Spending time outside with Smudge, the two of us just sitting, served as a useful distraction from whatever pain, itch or general discomfort that makes her dig at the bandages. It substituted bugs, birds and the whitetail crashing through the woods behind us.

The Ozarkansas sky gradually went from hazy to chalky to threatening, and the rain we expected began falling well before noon. Because the approaching front didn’t bring much wind, I left the awning deployed and enjoyed the kind of day it turned out to be.


In prior posts I’ve recommended three Montana Pitch-Blend products — soap, oil and dressing — but recently I’ve used only two. I didn’t pack any of the dressing in the bus.

The finish on my intrepid Merrell slip-ons, even after repeated treatments with the oil, had gotten pretty shabby-looking. I picked up a small jar of Montana Pitch-Blend Leather Dressing, and this morning I finished the job of restoring those shoes.

Keep in mind that it’s a dressing, not a polish. It treats, preserves and semi-waterproofs the hide. I rubbed it into the loafers with my fingers, set them aside awhile to let the leather absorb the dressing, then buffed off the excess with a microfiber cloth and a horsehair brush.

This time I did it twice. I applied a first coat yesterday, using the afternoon sun to warm the hide and help it soak up the dressing, and backed up with a second treatment this morning.

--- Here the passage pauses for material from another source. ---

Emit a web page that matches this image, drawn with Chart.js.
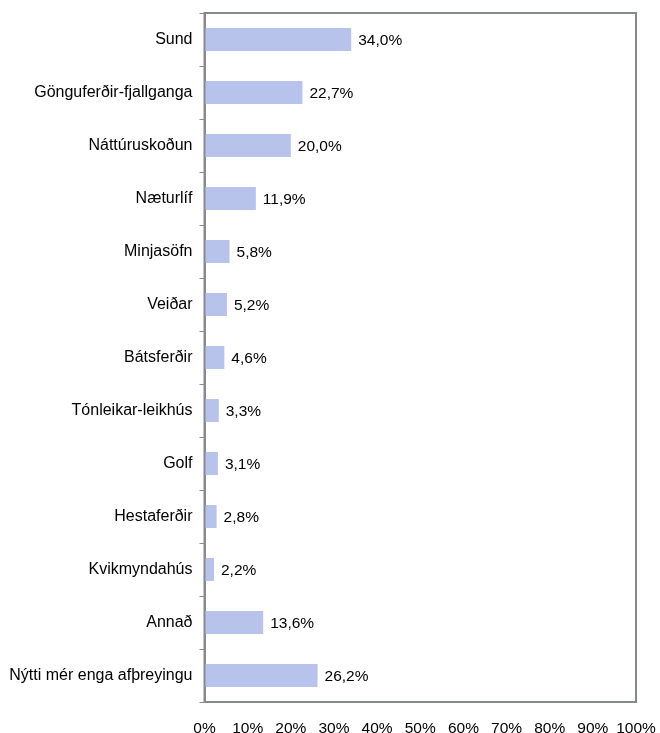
<!DOCTYPE html>
<html>
<head>
<meta charset="utf-8">
<script src="https://cdn.jsdelivr.net/npm/chart.js@4/dist/chart.umd.min.js"></script>
<style>
html,body{margin:0;padding:0;background:#fff;}
#wrap{width:660px;height:733px;position:relative;}
</style>
</head>
<body>
<div id="wrap"><canvas id="c" width="660" height="733"></canvas></div>
<script>
const categories = ["Sund","Gönguferðir-fjallganga","Náttúruskoðun","Næturlíf","Minjasöfn","Veiðar","Bátsferðir","Tónleikar-leikhús","Golf","Hestaferðir","Kvikmyndahús","Annað","Nýtti mér enga afþreyingu"];
const values = [34.0,22.7,20.0,11.9,5.8,5.2,4.6,3.3,3.1,2.8,2.2,13.6,26.2];
const xTicks = [0,10,20,30,40,50,60,70,80,90,100];

const FONT = "'Liberation Sans', Arial, sans-serif";

const frame = {
  id:'frame',
  afterDatasetsDraw(chart){
    const {ctx, chartArea:a} = chart;
    ctx.save();
    ctx.strokeStyle = '#868991';
    ctx.lineWidth = 2;
    ctx.strokeRect(a.left, a.top, a.right-a.left, a.bottom-a.top);
    ctx.restore();
    const meta = chart.getDatasetMeta(0);
    ctx.save();
    ctx.fillStyle = '#000';
    ctx.font = '15.5px ' + FONT;
    ctx.textBaseline = 'middle';
    ctx.textAlign = 'left';
    meta.data.forEach((el,i)=>{
      const t = values[i].toFixed(1).replace('.', ',') + '%';
      ctx.fillText(t, el.x + 7, el.y + 1);
    });
    ctx.restore();
  }
};

new Chart(document.getElementById('c'), {
  type:'bar',
  data:{
    labels: categories,
    datasets:[{
      data: values,
      backgroundColor:'#b8c3ec',
      borderWidth:0,
      barPercentage:0.87,
      categoryPercentage:0.5
    }]
  },
  options:{
    indexAxis:'y',
    responsive:false,
    animation:false,
    devicePixelRatio:1,
    layout:{padding:{top:13, right:0, left:0, bottom:0}},
    plugins:{legend:{display:false}, tooltip:{enabled:false}},
    scales:{
      y:{
        grid:{display:true, drawOnChartArea:false, drawTicks:true, tickLength:5, color:'#868991', lineWidth:1, offset:true},
        border:{display:true, color:'#868991', width:2},
        ticks:{color:'#000', font:{family:FONT, size:16}, padding:7, autoSkip:false},
        afterFit(s){ s.width = 204.5; s.paddingTop = 0; s.paddingBottom = 0; }
      },
      x:{
        min:0, max:100,
        afterBuildTicks(s){ s.ticks = xTicks.map(v=>({value:v})); },
        grid:{display:false, drawTicks:false},
        border:{display:true, color:'#868991', width:2},
        ticks:{color:'#000', font:{family:FONT, size:15.5}, padding:17, callback:(v)=>v+'%', maxRotation:0, autoSkip:false},
        afterFit(s){ s.height = 31; s.paddingRight = 24; s.paddingLeft = 0; }
      }
    }
  },
  plugins:[frame]
});
</script>
</body>
</html>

It’s been over two years since I’d used Montana Pitch-Blend Leather Dressing, and I’d forgotten what a bang-up job it does on stuff that’s been neglected. Maybe my Merrells don’t look new anymore, but they sure do look cared-for.


There’s a woodswalking app I’ve been using lately, and I like it enough to mention it here.

It’s called, simply, Seek.

I’m not the encyclopedia of plant-identification knowledge that I was (or thought I was) when I was a Boy Scout. Traipsing over The Mountain now I’m anxious to name, learn and remember what I see, and sometimes that’s thwarted by the reality that this is The South — these aren’t the trees and plants that surrounded me in my Ohio childhood.

With Seek I can snap pics of whatever — shrubs and vines, trees (bark or leaves), ground plants and moss, bugs and even mammals — and the app will scour its database for a match. Most of the time, and given a decent photo, I’ll get a precise ID of what I’m looking at, complete with description.

Pretty cool. And yeah, it’s AI.

One thing that Seek has done for me, maybe the most important thing, is that it yanked me out of my oaks-and-cedars rut. It opened my eyes to more biodiversity than I thought existed on The Mountain, showing me elm and hickory and black walnut. I could’ve done the same thing with the softcover handbooks I’ve used for decades (and I still have them), but the app makes learning a whole lot easier.

It’s all about the knowledge.

But the app isn’t quite perfect. This afternoon, for example, I used Seek‘s camera to take a photo of Deb, and it correctly identified my missus as “Human (homo sapiens).” When she returned the gesture by snapping a pic of me, however, the interface reported,

“We believe this is a member of ‘Vertebrates’ but Seek couldn’t identify the exact species.”

Seriously?

At least it recognized that I’m not an establishment Republican.

Take care of yourselves, Patriots. Stay calm. Stay sharp. Stay free.